Description of the task: Every entry should be repeated exactly. Omit the pictures.

---- Rows

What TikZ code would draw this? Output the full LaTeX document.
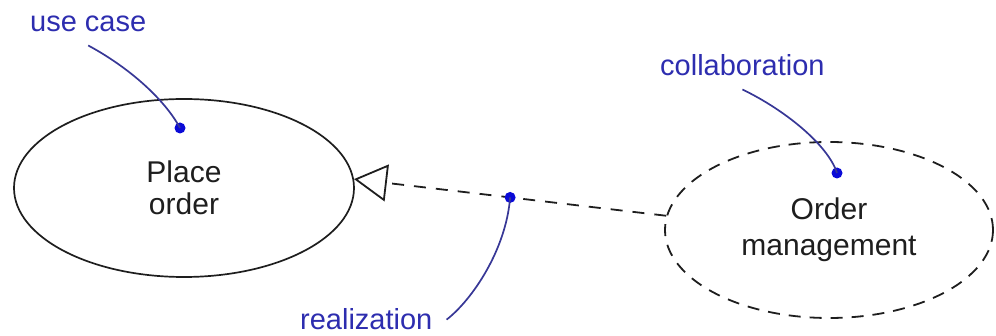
\documentclass[tikz,border=0pt]{standalone}
\usepackage{fontspec}
\setmainfont{Liberation Sans}
\usetikzlibrary{arrows.meta,shapes.geometric}
\definecolor{lblue}{RGB}{45,45,175}
\definecolor{leadc}{RGB}{55,55,150}
\definecolor{dotc}{RGB}{10,10,215}
\definecolor{ink}{RGB}{30,30,30}
\tikzset{
  usecase/.style={ellipse,draw=ink,line width=1.7pt,inner sep=0pt,align=center,
    text=ink,font=\fontsize{30}{32}\selectfont},
  collab/.style={ellipse,draw=ink,line width=1.8pt,dash pattern=on 12pt off 9pt,
    inner sep=0pt,align=center,text=ink,font=\fontsize{30}{36}\selectfont},
  lbl/.style={text=lblue,inner sep=2pt,font=\fontsize{29}{34}\selectfont},
  leadline/.style={draw=leadc,line width=1.7pt},
  dotmark/.style={circle,fill=dotc,minimum size=11pt,inner sep=0pt},
  realline/.style={draw=ink,line width=1.8pt,dash pattern=on 12pt off 10pt,
    -{Triangle[open,length=33pt,width=37pt,fill=white]}}
}
\begin{document}
\begin{tikzpicture}[x=1pt,y=-1pt]
\useasboundingbox (0,0) rectangle (996,336);
\node[usecase,minimum width=340pt,minimum height=178pt] (po) at (184,188) {Place\\order};
\node[collab,minimum width=328pt,minimum height=176pt] (om) at (829,230) {Order\\management};
\node[lbl,anchor=base west] (uc) at (28,32) {use case};
\node[lbl,anchor=base west] (co) at (658,76) {collaboration};
\node[lbl,anchor=base west] (re) at (298,330) {realization};
\node[dotmark] (d1) at (180,128) {};
\node[dotmark] (d3) at (837,173) {};
\draw[realline] (om.175) -- node[dotmark,pos=0.5] (d2) {} (po.3.5);
\draw[leadline] ([yshift=-11pt]uc.south) .. controls (130,68) and (165,100) .. (d1.center);
\draw[leadline] ([yshift=-11pt]co.south) .. controls (785,110) and (828,145) .. (d3.center);
\draw[leadline] ([xshift=12pt]re.east) .. controls (472,300) and (506,250) .. (d2.center);
\end{tikzpicture}
\end{document}
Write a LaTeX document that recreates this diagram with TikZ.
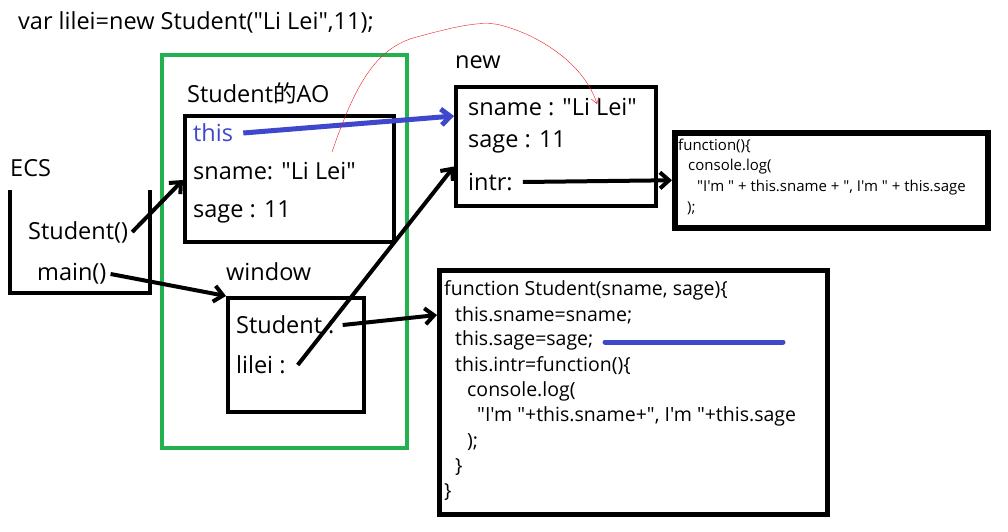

--------

Written answer:
What TikZ code would draw this? Output the full LaTeX document.
\documentclass[tikz,border=0pt]{standalone}
\usepackage{fontspec}
\setmainfont{Liberation Sans}
\usetikzlibrary{arrows.meta,shapes.geometric}
\definecolor{lblue}{RGB}{45,45,175}
\definecolor{leadc}{RGB}{55,55,150}
\definecolor{dotc}{RGB}{10,10,215}
\definecolor{ink}{RGB}{30,30,30}
\tikzset{
  usecase/.style={ellipse,draw=ink,line width=1.7pt,inner sep=0pt,align=center,
    text=ink,font=\fontsize{30}{32}\selectfont},
  collab/.style={ellipse,draw=ink,line width=1.8pt,dash pattern=on 12pt off 9pt,
    inner sep=0pt,align=center,text=ink,font=\fontsize{30}{36}\selectfont},
  lbl/.style={text=lblue,inner sep=2pt,font=\fontsize{29}{34}\selectfont},
  leadline/.style={draw=leadc,line width=1.7pt},
  dotmark/.style={circle,fill=dotc,minimum size=11pt,inner sep=0pt},
  realline/.style={draw=ink,line width=1.8pt,dash pattern=on 12pt off 10pt,
    -{Triangle[open,length=33pt,width=37pt,fill=white]}}
}
\begin{document}
\begin{tikzpicture}[x=1pt,y=-1pt]
\useasboundingbox (0,0) rectangle (996,336);
\node[usecase,minimum width=340pt,minimum height=178pt] (po) at (184,188) {Place\\order};
\node[collab,minimum width=328pt,minimum height=176pt] (om) at (829,230) {Order\\management};
\node[lbl,anchor=base west] (uc) at (28,32) {use case};
\node[lbl,anchor=base west] (co) at (658,76) {collaboration};
\node[lbl,anchor=base west] (re) at (298,330) {realization};
\node[dotmark] (d1) at (180,128) {};
\node[dotmark] (d3) at (837,173) {};
\draw[realline] (om.175) -- node[dotmark,pos=0.5] (d2) {} (po.3.5);
\draw[leadline] ([yshift=-11pt]uc.south) .. controls (130,68) and (165,100) .. (d1.center);
\draw[leadline] ([yshift=-11pt]co.south) .. controls (785,110) and (828,145) .. (d3.center);
\draw[leadline] ([xshift=12pt]re.east) .. controls (472,300) and (506,250) .. (d2.center);
\end{tikzpicture}
\end{document}
Write a LaTeX document that recreates this diagram with TikZ.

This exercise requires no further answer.